Article 3 of Law 71 and Article 206 of the Penal Code state that 'execution' is the punishment for those who call 'for the establishment of any grouping, organization or association proscribed by law', support or belong to such an organization.

In a public address to the nation on 31 August 2002, Colonel Mu'ammar al-Gaddafi stated that there are no longer any political prisoners left in Libya and that those who remain in prison are those who have used violent means to further their cause.

Amnesty International has documented many cases of long-term political prisoners, including prisoners of conscience and possible prisoners of conscience, who remain incarcerated.
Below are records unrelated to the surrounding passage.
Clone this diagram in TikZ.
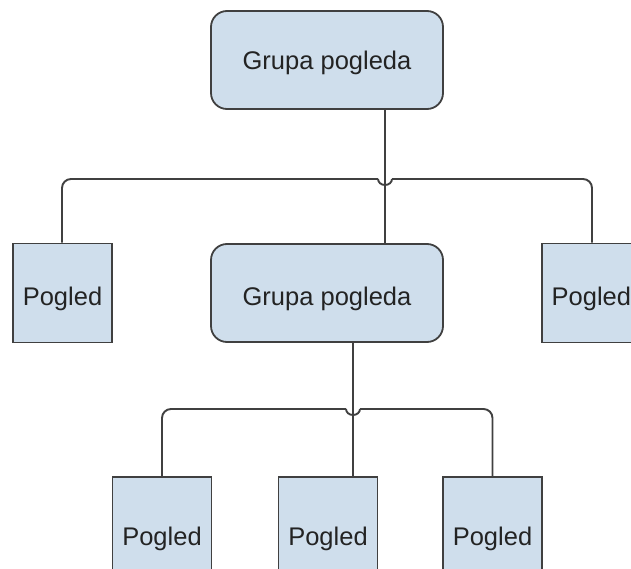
\documentclass[tikz,border=0pt]{standalone}
\usepackage{fontspec}
\setmainfont{Liberation Sans}
\newcommand\lowtext[2]{\raisebox{-#1}[0pt][0pt]{#2}}
\begin{document}
\begin{tikzpicture}[x=1pt,y=-1pt,
  box/.style={draw=linegray, fill=boxblue, line width=1.8pt, inner sep=0pt, font=\fontsize{25.5}{30}\selectfont, text=textgray},
  grp/.style={box, rounded corners=16pt, minimum width=232pt, minimum height=98pt},
  leaf/.style={box, minimum width=99pt, minimum height=99pt},
  conn/.style={draw=linegray, line width=1.9pt}]
\definecolor{boxblue}{RGB}{207,222,236}
\definecolor{linegray}{RGB}{64,64,64}
\definecolor{textgray}{RGB}{35,35,35}
\useasboundingbox (0,0) rectangle (631,569);
% nodes
\node[grp] (tg) at (327,60) {\lowtext{10pt}{Grupa pogleda}};
\node[grp] (gm) at (327,293) {\lowtext{12.5pt}{Grupa pogleda}};
\node[leaf] (pl) at (62.5,293) {\lowtext{12pt}{Pogled}};
\node[leaf, anchor=west] (pr) at (541,293) {\lowtext{12pt}{Pogled}};
\node[leaf, minimum height=120pt, anchor=north] (b1) at (162,476) {\lowtext{9pt}{Pogled}};
\node[leaf, minimum height=120pt, anchor=north] (b2) at (328,476) {\lowtext{9pt}{Pogled}};
\node[leaf, minimum height=120pt, anchor=north] (b3) at (492.5,476) {\lowtext{9pt}{Pogled}};
% hop coordinates
\coordinate (h1) at (385,179);
\coordinate (h1l) at (378,179);
\coordinate (h1r) at (392,179);
\coordinate (h2) at (353,409);
\coordinate (h2l) at (346,409);
\coordinate (h2r) at (360,409);
% top level connectors
\draw[conn] (tg.south -| h1) -- (gm.north -| h1);
\draw[conn, rounded corners=9pt] (pl.north -| 62,0) |- (h1l);
\draw[conn] (h1l) arc[start angle=180, end angle=0, x radius=7pt, y radius=-6pt];
\draw[conn, rounded corners=9pt] (h1r) -| (pr.north -| 592,0);
% second level connectors
\draw[conn] (gm.south -| h2) -- (b2.north -| h2);
\draw[conn, rounded corners=9pt] (b1.north) |- (h2l);
\draw[conn] (h2l) arc[start angle=180, end angle=0, x radius=7pt, y radius=-6pt];
\draw[conn, rounded corners=9pt] (h2r) -| (b3.north);
\end{tikzpicture}
\end{document}
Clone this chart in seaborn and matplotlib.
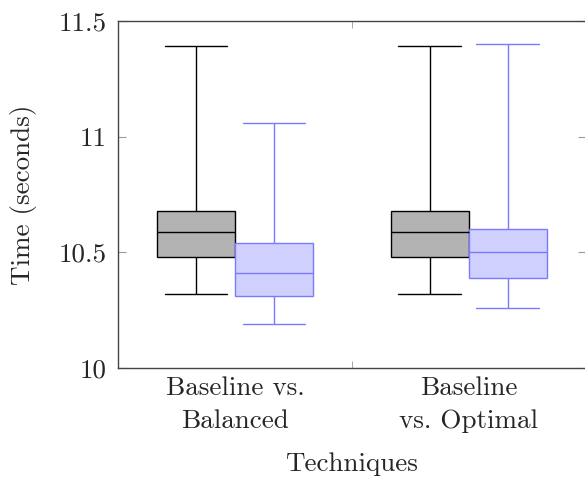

They include persons who are subject to arbitrary detention, including those who have been deprived of their liberty without charge or trial, those who have served lengthy prison terms after grossly unfair trials, and those who remain in detention despite the fact that an order for their release has been issued.

Amnesty International continues to call on the Libyan authorities to release immediately and unconditionally all prisoners of conscience held in Libya and to ensure that all political prisoners, who may have used or advocated violence, are promptly tried before an independent and impartial tribunal, in proceedings which meet international standards of fairness, or released without delay.

Amnesty International repeats its call on the Libyan authorities to introduce legislative and practical measures as a matter of urgency to bring Libya's law and human rights practice into conformity with international human rights treaties to which it is a state party.